Of course, any electric vehicle can run on cleanly-generated electricity if enough of it is available. The difference with the P-MOB car is that it’s able to charge its battery up to a “practical” level using its integrated solar cells alone – albeit for a modest range, in sunny southern Europe.

The tiny two-seater weighs less than 600 kg (1,323 lb) without its battery pack, utilizes a kinetic energy recovery system when braking, and is reportedly 30 percent more aerodynamic than other vehicles of the same dimensions. It has two motors and two differentials – one assigned to each axle – essentially giving it 4-wheel drive. This provides it with improved control in curves, better traction control, plus it allows each motor to operate at peak efficiency as dictated by driving conditions. It has a maximum speed of 100 km/h (62 mph).

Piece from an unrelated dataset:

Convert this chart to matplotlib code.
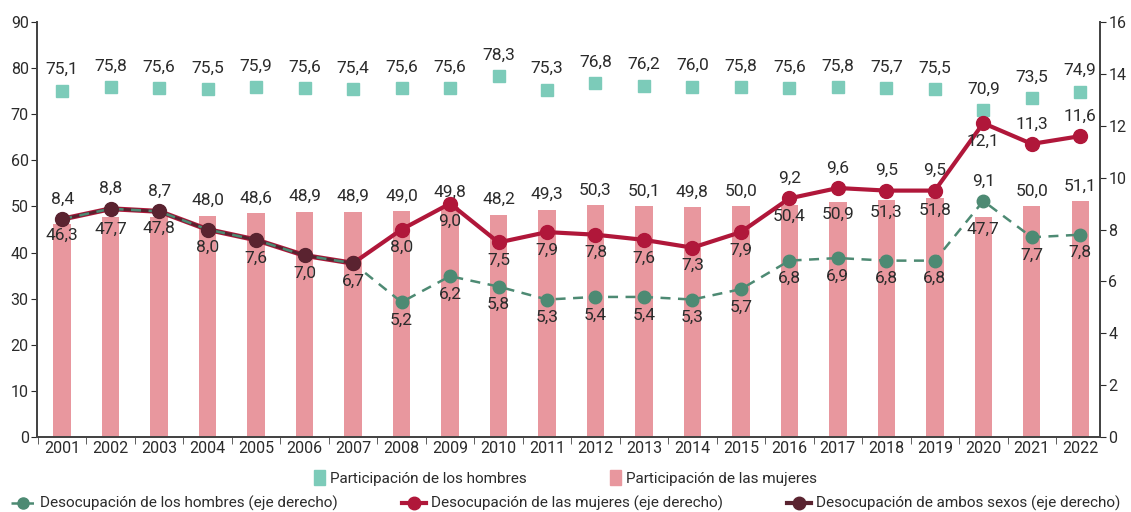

The car’s mono-crystalline solar cells are managed by a self-adapting control system that compensates for shadows falling on part of the photovoltaic panel, or for the malfunctioning of individual cells. The battery can also be charged using mains power if need be, and can even supply excess solar power to the municipal grid, once it’s fully-charged.

When tested at Fiat’s track in Turin, Italy, the prototype was able to travel 20 km (12 miles), using power generated solely by its solar cells. The speed at which it traveled hasn’t been stated, although it did reportedly consume energy at a rate of about 80 watt-hours per kilometer.

The P-MOB project (standing for Integrated Enabling Technologies for Efficient Electrical Personal Mobility) is funded by the European Commission. It includes researchers from Siemens in Germany; Mazel in Spain; IFEVS, Polimodel and Fiat in Italy; plus Magnomatics and the University of Sheffield in the UK.

There is no word on plans to commercialize the car.